Hubs drove to the beach for the pick up and parked where he always parks every year -----.did I say every year? The Bank of America parking lot on Laskin Road. The bank is closed on Sundays and its near the finish line so it's always been a convenient spot to do the snatch and return. So at 9 am he popped in the crowded garage, set the brake, and was back in less than five minutes with our limping progeny.
But alas the old "98 Rodeo was no where in sight.
BRRRINGGGGG!
TOWED!!
What!!!

I hustled over to the Oceanfront and the sad duo climbed in as I coasted into a space behind the Jewish Mother. The lot attendant on his plastic chair just waved us by. The car had been towed a few blocks away. We headed over to the towing company lot near the 2nd precinct.
That's where I learned:
Five things not to do when your car is towed in Virginia Beach..
#1. Do not expect any one to be at the lot.
#2. Do not expect that they will allow you near your car until you have paid.
Even if you have valuables, an expensive bike, or just want to inspect your vehicle.
#3 Do not think that this isn't going to cost you big time.
#4 Do not expect that your city council cares.
In 2006 Virginia Beach upped the tow charge from $85 dollars to $125.
#5 Do not lose your temper and let it ruin your trip to Virginia Beach, Sunday afternoon, Shamrock Marathon.
YEAH RIGHT.

Here's how I feel about the whole towing business.

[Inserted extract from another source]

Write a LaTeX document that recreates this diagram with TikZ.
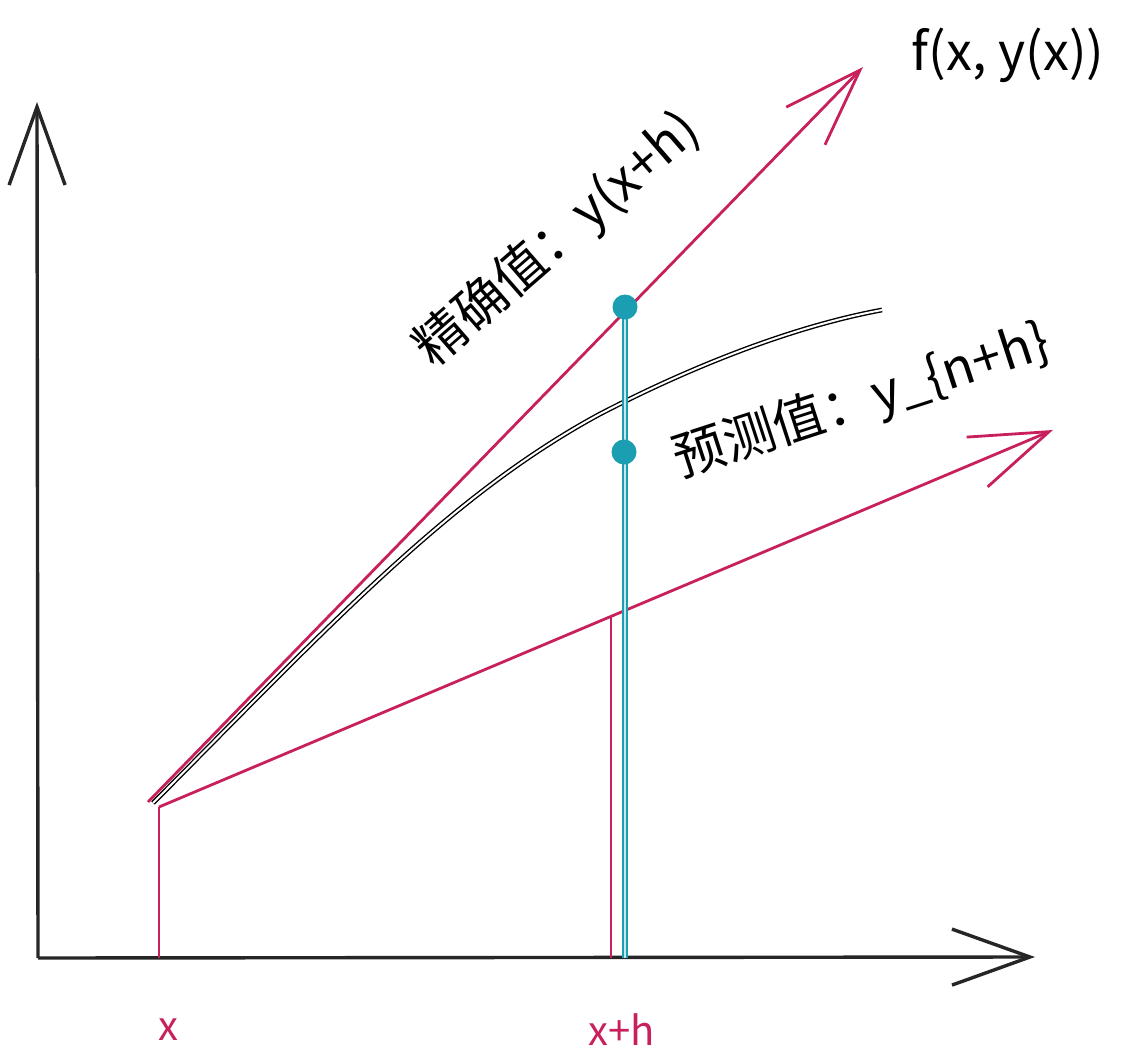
\documentclass[tikz,border=0pt]{standalone}
\usepackage{fontspec}
\setmainfont{Noto Sans CJK SC}
\usetikzlibrary{arrows.meta}
\definecolor{pinkc}{RGB}{200,32,92}
\definecolor{tealc}{RGB}{28,158,178}
\begin{document}
\begin{tikzpicture}[x=1pt,y=-1pt,
  axisline/.style={draw=black!85, line width=3.4pt, -{Straight Barb[length=78pt,width=56pt]}},
  pinkline/.style={draw=pinkc, line width=2.8pt},
  pinkarrow/.style={pinkline, -{Straight Barb[length=78pt,width=54pt]}},
  curveline/.style={draw=black, line width=1.4pt, double=white, double distance=2pt},
  tealline/.style={draw=tealc, line width=2pt, double=tealc!25, double distance=2.5pt},
  dotnode/.style={circle, fill=tealc, minimum size=25pt, inner sep=0pt},
  lbl/.style={text=black, inner sep=0pt},
  xlbl/.style={text=pinkc, inner sep=0pt, font=\fontsize{40}{44}\selectfont}]
\useasboundingbox (0,0) rectangle (1136,1049);
\fill[white] (0,0) rectangle (1136,1049);

% coordinates
\coordinate (O) at (38,958);
\coordinate (ytip) at (37,102);
\coordinate (xtip) at (1035,957);
\coordinate (xbase) at (159,958);
\coordinate (xstart) at (159,807);
\coordinate (ustart) at (148,802);
\coordinate (utip) at (863,67);
\coordinate (ltip) at (1053,430);
\coordinate (hbase) at (611,958);
\coordinate (hmeet) at (611,616);
\coordinate (tbase) at (625,958);
\coordinate (cstart) at (153,803);
\coordinate (cmid) at (600,414);
\coordinate (cend) at (882,310);

% axes
\draw[axisline] (O) -- (ytip);
\draw[axisline] (O) -- (xtip);

% pink lines
\draw[pinkline] (xbase) -- (xstart);
\draw[pinkarrow] (ustart) -- (utip);
\draw[pinkarrow] (xstart) -- (ltip);
\draw[pinkline] (hbase) -- (hmeet);

% black curve
\draw[curveline] (cstart) .. controls (330,625) and (450,495) .. (cmid)
  .. controls (700,362) and (800,325) .. (cend);

% teal
\draw[tealline] (tbase) -- (625,307);
\node[dotnode] (d1) at (625,307) {};
\node[dotnode] (d2) at (624,452) {};

% labels
\node[lbl, rotate=41, font=\fontsize{52}{56}\selectfont] (exact) at (558,240) {精确值：y(x+h)};
\node[lbl, rotate=18, font=\fontsize{52}{56}\selectfont] (pred) at (862,402) {预测值：y\_\{n+h\}};
\node[lbl, font=\fontsize{52}{56}\selectfont] (fx) at (1008,55) {f(x, y(x))};
\node[xlbl] (xl) at (168,1030) {x};
\node[xlbl] (xhl) at (622,1030) {x+h};
\end{tikzpicture}
\end{document}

I live here, I park here, and I've never been towed before.
I can see towing cars that are blocking fire hydrants, taking up legitimate business or hotel spaces, in handicapped spots, obstructing traffic and so on and so forth.
But pulling a car from a bank parking lot on a Sunday morning (9am) during the Shamrock is totally insane.
And the lack of any kind of a real sign at that bank parking lot just plain stinks.
While we're at it.....
$125 dollars to haul a car ten blocks is ROBBERY.
I can imagine how the tourists feel who get this kind of treatment.